A month has passed since the Mount Meron disaster in which 45 people lost their lives in a stampede at a Lag B'Omer festivity, and Israel has yet to set up any investigation or official commission of inquiry to find those responsible for the country's worst civilian tragedy.
The families who lost loved ones in the stampede, which is believed to have been caused by poor planning combined with the ramshackle state of the complex, say they have been left to fend for themselves by a government that has all but abandoned them.
For the past month, the bereaved families watched the political echelon - including the leaders of the Haredi parties who claim to represent the sector to which all the victims belonged - effectively torpedo all attempts to establish an official commission of inquiry.
"We know this is a huge oversight," says Boaz Strakovski, whose eldest son, 20-year-old Yaakov, was killed in the disaster.
“I could never have imagined a scenario in which the great State of Israel would do nothing about the disaster for a whole month. Then there are the ultra-Orthodox parties, who I was sure would do everything in their power to see justice done,” Strakovski said.
“After all, it is not just in our interests to learn the lessons and to establish an independent committee; it is in the interest of every citizen.”
Sigalit Hevroni, whose 27-year-old son Yonatan died on the mountain leaving a widow and three little girls, also describes a feeling of helplessness.
"The families’ wish for an official commission of inquiry stems from their desire to see Mount Meron regulated, so that the Lag B'Omer celebrations can continue in a safe manner, and that such a thing will never happen again,” she said.
Ortal Hevroni, Yonatan's sister, said: “In our country, such disasters happen in very specific sectors.
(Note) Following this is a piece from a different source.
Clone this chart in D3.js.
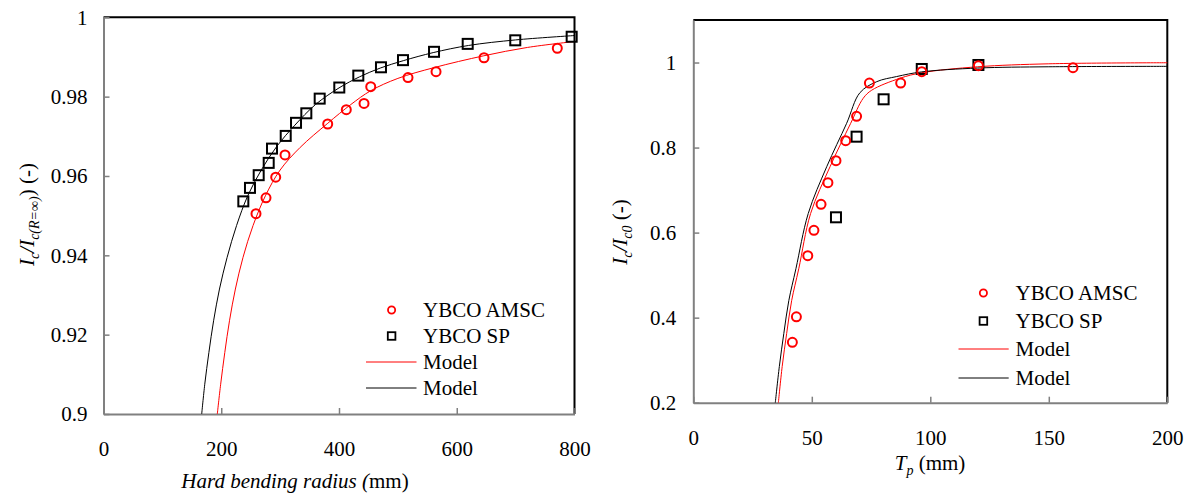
<!DOCTYPE html>
<html><head><meta charset="utf-8">
<script src="https://cdn.jsdelivr.net/npm/d3@7"></script>
<style>body{margin:0;background:#fff;}</style></head>
<body><svg id="c" width="1192" height="495" font-family="Liberation Serif"></svg>
<script>
// ---------- Left chart data (hard bending radius) ----------
const amscRadius = [259, 276, 292.5, 308.3, 380.8, 412.4, 442.5, 453.9, 517.2, 564.8, 646.3, 770.8];
const amscRatio  = [0.9505, 0.9545, 0.9597, 0.9653, 0.9731, 0.9767, 0.9783, 0.9825, 0.9848, 0.9863, 0.9898, 0.9922];
const spRadius = [237.5, 248.8, 263.6, 280.6, 286.2, 309.5, 327, 344.5, 367.2, 400.5, 432.8, 471.3, 508.7, 561.4, 618.6, 699.4, 795.2];
const spRatio  = [0.9536, 0.9570, 0.9602, 0.9633, 0.9669, 0.9701, 0.9734, 0.9758, 0.9795, 0.9823, 0.9853, 0.9874, 0.9892, 0.9913, 0.9933, 0.9942, 0.9951];
const modelRedRadius = [193.3, 199, 206, 214, 224, 237, 254, 275, 300, 334, 381, 420, 454, 500, 561, 646, 720, 800];
const modelRedRatio  = [0.900, 0.9075, 0.9155, 0.9235, 0.9315, 0.9395, 0.9475, 0.9550, 0.9615, 0.9672, 0.9733, 0.9780, 0.9815, 0.9846, 0.9873, 0.9903, 0.9924, 0.9939];
const modelBlackRadius = [166.8, 172, 179, 187, 197, 210, 226, 245, 268, 295, 325, 360, 400, 435, 470, 510, 560, 620, 700, 800];
const modelBlackRatio  = [0.900, 0.9075, 0.9155, 0.9235, 0.9315, 0.9395, 0.9475, 0.9550, 0.9615, 0.9676, 0.9728, 0.9780, 0.9822, 0.985, 0.9872, 0.9891, 0.9911, 0.9929, 0.9943, 0.9954];
const leftXTicks = [0, 200, 400, 600, 800];
const leftYTicks = [0.9, 0.92, 0.94, 0.96, 0.98, 1];

// ---------- Right chart data (Tp) ----------
const amscTp    = [41.8, 43.5, 48.3, 50.9, 53.9, 56.8, 60.2, 64.3, 68.9, 74.3, 87.5, 96.4, 120.3, 160.2];
const amscTpVal = [0.342, 0.402, 0.5457, 0.6054, 0.6666, 0.7174, 0.7691, 0.8162, 0.8735, 0.9518, 0.9518, 0.9784, 0.9925, 0.9878];
const spTp    = [60.2, 68.9, 80.3, 96.4, 120.3];
const spTpVal = [0.636, 0.8256, 0.9135, 0.9848, 0.9942];
const modelRedTp    = [35.9, 37.5, 39.4, 41.5, 44.5, 49.5, 57.7, 66.4, 71.7, 75.3, 87.2, 96.4, 120, 150, 200];
const modelRedTpVal = [0.2, 0.285, 0.363, 0.44, 0.515, 0.645, 0.755, 0.857, 0.916, 0.935, 0.963, 0.976, 0.990, 0.997, 0.9995];
const modelBlackTp    = [34.6, 36.3, 38.2, 40.3, 43.3, 48.5, 56.3, 64.7, 70.3, 77.4, 85.8, 96.4, 120, 150, 200];
const modelBlackTpVal = [0.2, 0.285, 0.363, 0.44, 0.515, 0.645, 0.755, 0.857, 0.929, 0.955, 0.967, 0.978, 0.987, 0.990, 0.991];
const rightXTicks = [0, 50, 100, 150, 200];
const rightYTicks = [0.2, 0.4, 0.6, 0.8, 1];

const legendLabels = ["YBCO AMSC", "YBCO SP", "Model", "Model"];

const FF = "Liberation Serif";
const RED = "#ff0000";
const svg = d3.select("#c");
const zip = (a, b) => a.map((v, i) => [v, b[i]]);

function drawChart(cfg) {
  const g = svg.append("g");
  const x = d3.scaleLinear().domain(cfg.xDomain).range(cfg.xRange);
  const y = d3.scaleLinear().domain(cfg.yDomain).range(cfg.yRange);
  const [x0, x1] = cfg.xRange, [y0, y1] = cfg.yRange;

  g.append("path").attr("d", `M${x0},${y1}H${x1}V${y0}`)
    .attr("fill", "none").attr("stroke", "#000").attr("stroke-width", 2);

  const ax = d3.axisBottom(x).tickValues(cfg.xTicks).tickSizeInner(-6).tickSizeOuter(0)
    .tickPadding(27).tickFormat(d3.format("d"));
  const gx = g.append("g").attr("transform", `translate(0,${y0})`).call(ax);
  const ay = d3.axisLeft(y).tickValues(cfg.yTicks).tickSizeInner(-6).tickSizeOuter(0)
    .tickPadding(cfg.yPad).tickFormat(d => String(+d.toFixed(2)));
  const gy = g.append("g").attr("transform", `translate(${x0},0)`).call(ay);
  [gx, gy].forEach(a => {
    a.attr("font-family", FF).attr("font-size", 21);
    a.select(".domain").attr("stroke", "#808080").attr("stroke-width", 2);
    a.selectAll(".tick line").attr("stroke", "#808080").attr("stroke-width", 1.5);
    a.selectAll(".tick text").attr("fill", "#000").attr("font-family", FF).attr("font-size", 21);
  });

  const line = d3.line().x(d => x(d[0])).y(d => y(d[1])).curve(d3.curveCatmullRom.alpha(0.5));
  g.append("path").datum(cfg.red).attr("d", line).attr("fill", "none")
    .attr("stroke", RED).attr("stroke-width", 1);
  g.append("path").datum(cfg.black).attr("d", line).attr("fill", "none")
    .attr("stroke", "#000").attr("stroke-width", 1);

  g.selectAll(".sq").data(cfg.squares).join("rect")
    .attr("x", d => x(d[0]) - 5).attr("y", d => y(d[1]) - 5)
    .attr("width", 10).attr("height", 10)
    .attr("fill", "none").attr("stroke", "#000").attr("stroke-width", 2);
  g.selectAll(".ci").data(cfg.circles).join("circle")
    .attr("cx", d => x(d[0])).attr("cy", d => y(d[1])).attr("r", 4.5)
    .attr("fill", "none").attr("stroke", RED).attr("stroke-width", 2);

  const L = cfg.legend;
  const lg = g.append("g");
  lg.append("circle").attr("cx", L.mx).attr("cy", L.rows[0]).attr("r", 3.6)
    .attr("fill", "none").attr("stroke", RED).attr("stroke-width", 1.8);
  lg.append("rect").attr("x", L.mx - 3.8).attr("y", L.rows[1] - 3.8).attr("width", 7.6).attr("height", 7.6)
    .attr("fill", "none").attr("stroke", "#000").attr("stroke-width", 1.8);
  lg.append("line").attr("x1", L.lx0).attr("x2", L.lx1).attr("y1", L.rows[2]).attr("y2", L.rows[2])
    .attr("stroke", RED).attr("stroke-width", 1);
  lg.append("line").attr("x1", L.lx0).attr("x2", L.lx1).attr("y1", L.rows[3]).attr("y2", L.rows[3])
    .attr("stroke", "#000").attr("stroke-width", 1);
  legendLabels.forEach((t, i) => {
    lg.append("text").attr("x", L.tx).attr("y", L.rows[i] + 7)
      .attr("font-family", FF).attr("font-size", 21).text(t);
  });
  return g;
}

drawChart({
  xDomain: [0, 800], xRange: [103.5, 574.5],
  yDomain: [0.9, 1], yRange: [414, 17.3],
  xTicks: leftXTicks, yTicks: leftYTicks, yPad: 16,
  red: zip(modelRedRadius, modelRedRatio), black: zip(modelBlackRadius, modelBlackRatio),
  squares: zip(spRadius, spRatio), circles: zip(amscRadius, amscRatio),
  legend: { mx: 391.6, lx0: 366, lx1: 416.5, tx: 423, rows: [310, 336, 362, 388] }
});
drawChart({
  xDomain: [0, 200], xRange: [693.3, 1167.3],
  yDomain: [0.2, 1.1], yRange: [402.7, 20],
  xTicks: rightXTicks, yTicks: rightYTicks, yPad: 17,
  red: zip(modelRedTp, modelRedTpVal), black: zip(modelBlackTp, modelBlackTpVal),
  squares: zip(spTp, spTpVal), circles: zip(amscTp, amscTpVal),
  legend: { mx: 983.4, lx0: 958.5, lx1: 1008.7, tx: 1015.5, rows: [293, 321, 349, 378] }
});

function title(tr, parts) {
  const t = svg.append("text").attr("transform", tr).attr("text-anchor", "middle")
    .attr("font-family", FF).attr("font-size", 21);
  parts.forEach(p => {
    const s = t.append("tspan").text(p.t);
    if (p.i) s.attr("font-style", "italic");
    if (p.sub) s.attr("font-size", 14);
    if (p.dy) s.attr("dy", p.dy);
  });
}
title("translate(295,488)", [{t: "Hard bending radius (", i: 1}, {t: "mm)"}]);
title("translate(930,470)", [{t: "T", i: 1}, {t: "p", i: 1, sub: 1, dy: 5}, {t: " (mm)", dy: -5}]);
title("translate(34,214.5) rotate(-90)", [{t: "I", i: 1}, {t: "c", i: 1, sub: 1, dy: 5}, {t: "/I", i: 1, dy: -5},
  {t: "c(R=∞)", i: 1, sub: 1, dy: 5}, {t: ") (-)", dy: -5}]);
title("translate(627,232) rotate(-90)", [{t: "I", i: 1}, {t: "c", i: 1, sub: 1, dy: 5}, {t: "/I", i: 1, dy: -5},
  {t: "c0", i: 1, sub: 1, dy: 5}, {t: " (-)", dy: -5}]);
</script></body></html>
Such gatherings only take place among the ultra-Orthodox and the Arabs, because the police have given up on them. This is a blatant violation of people’s security.”
Tzira Deutsch, the aunt of 16-year-old Eliahu Cohen who also lost his life in the disaster, said: “Our goal is to simply prevent the next disaster.
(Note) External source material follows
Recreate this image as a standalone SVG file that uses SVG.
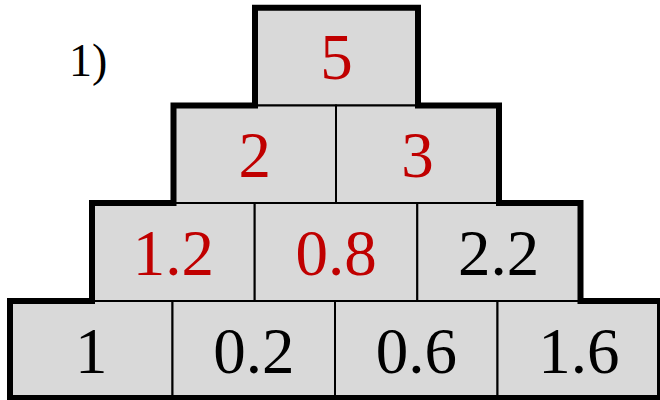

"My brother, Eli’s father, keeps telling me: ‘Tzira, I can hear Eli screaming, and I know that's what he would want us to do.’ And yet, he can’t do anything, we're all just completely helpless.”
Israel Diskind, brother of 23-year-old victim Simcha Bonim Diskind, says the families decided to band together to face the state’s opacity.
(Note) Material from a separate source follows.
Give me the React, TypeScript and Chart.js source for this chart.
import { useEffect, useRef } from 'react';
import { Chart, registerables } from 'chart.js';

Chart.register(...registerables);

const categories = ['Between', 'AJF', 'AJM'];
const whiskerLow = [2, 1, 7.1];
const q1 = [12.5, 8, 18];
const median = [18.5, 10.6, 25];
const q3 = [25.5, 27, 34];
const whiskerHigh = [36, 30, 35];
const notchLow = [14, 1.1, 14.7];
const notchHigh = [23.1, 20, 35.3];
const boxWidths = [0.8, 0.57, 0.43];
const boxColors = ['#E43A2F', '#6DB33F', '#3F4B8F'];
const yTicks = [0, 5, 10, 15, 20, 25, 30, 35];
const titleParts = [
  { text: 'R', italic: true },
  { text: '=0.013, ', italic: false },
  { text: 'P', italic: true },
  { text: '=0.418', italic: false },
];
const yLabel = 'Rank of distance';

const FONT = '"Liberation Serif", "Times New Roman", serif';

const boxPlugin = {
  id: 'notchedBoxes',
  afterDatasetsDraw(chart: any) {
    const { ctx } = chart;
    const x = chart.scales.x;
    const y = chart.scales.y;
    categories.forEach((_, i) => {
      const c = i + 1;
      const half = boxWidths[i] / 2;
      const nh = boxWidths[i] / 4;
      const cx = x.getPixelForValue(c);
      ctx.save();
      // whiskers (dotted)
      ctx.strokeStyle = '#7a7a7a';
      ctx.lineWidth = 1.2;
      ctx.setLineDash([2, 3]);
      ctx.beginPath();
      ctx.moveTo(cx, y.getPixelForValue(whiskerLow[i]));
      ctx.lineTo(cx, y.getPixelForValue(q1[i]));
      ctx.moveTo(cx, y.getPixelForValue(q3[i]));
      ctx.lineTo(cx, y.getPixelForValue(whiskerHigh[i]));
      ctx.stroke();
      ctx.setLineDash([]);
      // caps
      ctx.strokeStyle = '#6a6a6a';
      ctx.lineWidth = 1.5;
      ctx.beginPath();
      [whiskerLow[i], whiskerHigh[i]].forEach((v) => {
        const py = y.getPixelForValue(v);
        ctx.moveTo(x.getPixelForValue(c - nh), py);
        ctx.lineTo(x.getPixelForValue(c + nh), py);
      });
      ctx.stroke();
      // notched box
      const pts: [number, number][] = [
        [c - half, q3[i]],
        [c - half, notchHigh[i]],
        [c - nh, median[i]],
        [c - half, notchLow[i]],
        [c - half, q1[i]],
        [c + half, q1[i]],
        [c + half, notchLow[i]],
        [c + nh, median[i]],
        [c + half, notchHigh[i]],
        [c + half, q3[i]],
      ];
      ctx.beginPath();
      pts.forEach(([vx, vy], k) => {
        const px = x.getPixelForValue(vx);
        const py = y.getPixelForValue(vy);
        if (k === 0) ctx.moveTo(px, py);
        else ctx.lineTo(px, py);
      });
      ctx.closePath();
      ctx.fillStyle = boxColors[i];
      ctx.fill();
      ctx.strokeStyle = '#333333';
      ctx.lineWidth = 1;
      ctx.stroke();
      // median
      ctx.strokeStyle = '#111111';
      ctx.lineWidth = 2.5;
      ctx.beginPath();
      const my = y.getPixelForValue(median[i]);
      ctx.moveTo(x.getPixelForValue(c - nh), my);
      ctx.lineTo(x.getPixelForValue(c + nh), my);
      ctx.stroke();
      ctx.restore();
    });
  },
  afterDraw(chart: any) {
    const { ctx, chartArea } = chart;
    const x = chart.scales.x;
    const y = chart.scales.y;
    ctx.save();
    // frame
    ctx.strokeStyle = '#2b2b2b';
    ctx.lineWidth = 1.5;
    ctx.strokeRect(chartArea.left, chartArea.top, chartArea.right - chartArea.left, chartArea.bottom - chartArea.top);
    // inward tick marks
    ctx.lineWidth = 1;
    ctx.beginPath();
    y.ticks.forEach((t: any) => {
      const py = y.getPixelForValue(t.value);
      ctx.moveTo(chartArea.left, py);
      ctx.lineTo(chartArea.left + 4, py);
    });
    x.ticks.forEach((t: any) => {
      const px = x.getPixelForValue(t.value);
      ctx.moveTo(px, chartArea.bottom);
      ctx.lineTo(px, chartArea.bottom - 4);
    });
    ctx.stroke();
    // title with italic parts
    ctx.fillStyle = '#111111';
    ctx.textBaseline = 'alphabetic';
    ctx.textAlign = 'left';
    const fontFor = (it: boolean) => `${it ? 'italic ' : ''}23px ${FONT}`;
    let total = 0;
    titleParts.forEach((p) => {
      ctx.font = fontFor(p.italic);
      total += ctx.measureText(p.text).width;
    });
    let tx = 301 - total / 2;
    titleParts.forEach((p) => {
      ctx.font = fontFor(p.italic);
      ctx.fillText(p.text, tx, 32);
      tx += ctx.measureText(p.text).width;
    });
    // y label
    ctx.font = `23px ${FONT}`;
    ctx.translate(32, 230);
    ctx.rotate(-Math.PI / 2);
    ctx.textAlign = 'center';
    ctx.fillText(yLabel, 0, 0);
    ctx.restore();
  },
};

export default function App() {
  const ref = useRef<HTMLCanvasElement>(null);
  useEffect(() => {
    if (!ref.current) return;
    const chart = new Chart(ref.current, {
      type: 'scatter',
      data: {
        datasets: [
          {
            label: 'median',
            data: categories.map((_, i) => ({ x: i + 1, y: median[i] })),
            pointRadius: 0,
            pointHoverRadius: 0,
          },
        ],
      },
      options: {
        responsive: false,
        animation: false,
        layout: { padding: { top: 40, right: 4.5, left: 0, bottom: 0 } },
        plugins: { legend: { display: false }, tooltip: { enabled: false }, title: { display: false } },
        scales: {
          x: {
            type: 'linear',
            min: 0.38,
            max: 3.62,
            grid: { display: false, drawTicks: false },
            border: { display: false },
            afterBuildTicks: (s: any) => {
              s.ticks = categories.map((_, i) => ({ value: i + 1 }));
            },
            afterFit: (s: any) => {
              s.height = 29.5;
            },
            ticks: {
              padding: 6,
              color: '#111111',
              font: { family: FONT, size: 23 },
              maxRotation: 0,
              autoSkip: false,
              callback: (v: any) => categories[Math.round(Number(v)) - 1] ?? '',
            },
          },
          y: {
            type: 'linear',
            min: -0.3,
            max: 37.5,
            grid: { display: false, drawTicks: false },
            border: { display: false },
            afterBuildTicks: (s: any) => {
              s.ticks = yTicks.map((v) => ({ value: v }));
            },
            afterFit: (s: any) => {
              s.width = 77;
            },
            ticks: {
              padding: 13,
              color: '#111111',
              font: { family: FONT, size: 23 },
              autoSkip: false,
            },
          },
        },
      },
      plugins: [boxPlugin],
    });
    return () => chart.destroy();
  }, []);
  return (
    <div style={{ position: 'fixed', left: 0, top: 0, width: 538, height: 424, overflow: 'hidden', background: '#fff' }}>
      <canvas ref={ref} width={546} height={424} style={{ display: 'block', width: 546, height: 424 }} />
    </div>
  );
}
“When we saw no one was doing anything, we realized that we had to organize together," he said.
"We will meet together to hurt, to mourn, but most of all to act,” added Diskind, who also lashed out at the government's inaction.
“It seems as though someone is trying to cover up for someone else. How is it that no one will face justice? There are certain MKs who are trying to cover up what happened, and we are here to say out loud that we will not let that happen,” he said.
According to Diskind, no one offered his or any of the other bereaved families any assistance after the disaster.
“Who was supposed to notify families of the loss? Who has stayed in touch with them? Who takes care of them? They have been left completely alone," he said.
"That is why we realized it was imperative for us to organize together. Some wheeler dealers are even trying to divide the families. It's terrible.”
Diskind said he had no expectations of the Haredi politicians, and therefore was not disappointed by their conduct.
“I am, however, disappointed that it has become a debate of right and left. To me, anyone who tries to muddy the issue out of political motives is complicit in the next disaster,” he said.
“We are at war on many fronts: We contend with loss, with mental difficulties, economic hardship and the demand for justice. But mostly we are at war with those who want to tear us apart," he said.
"That is why I am asking the public to pressure [the government], not to take Meron off the agenda. Not to give up on a country that has given up on us. We seek comfort, not revenge."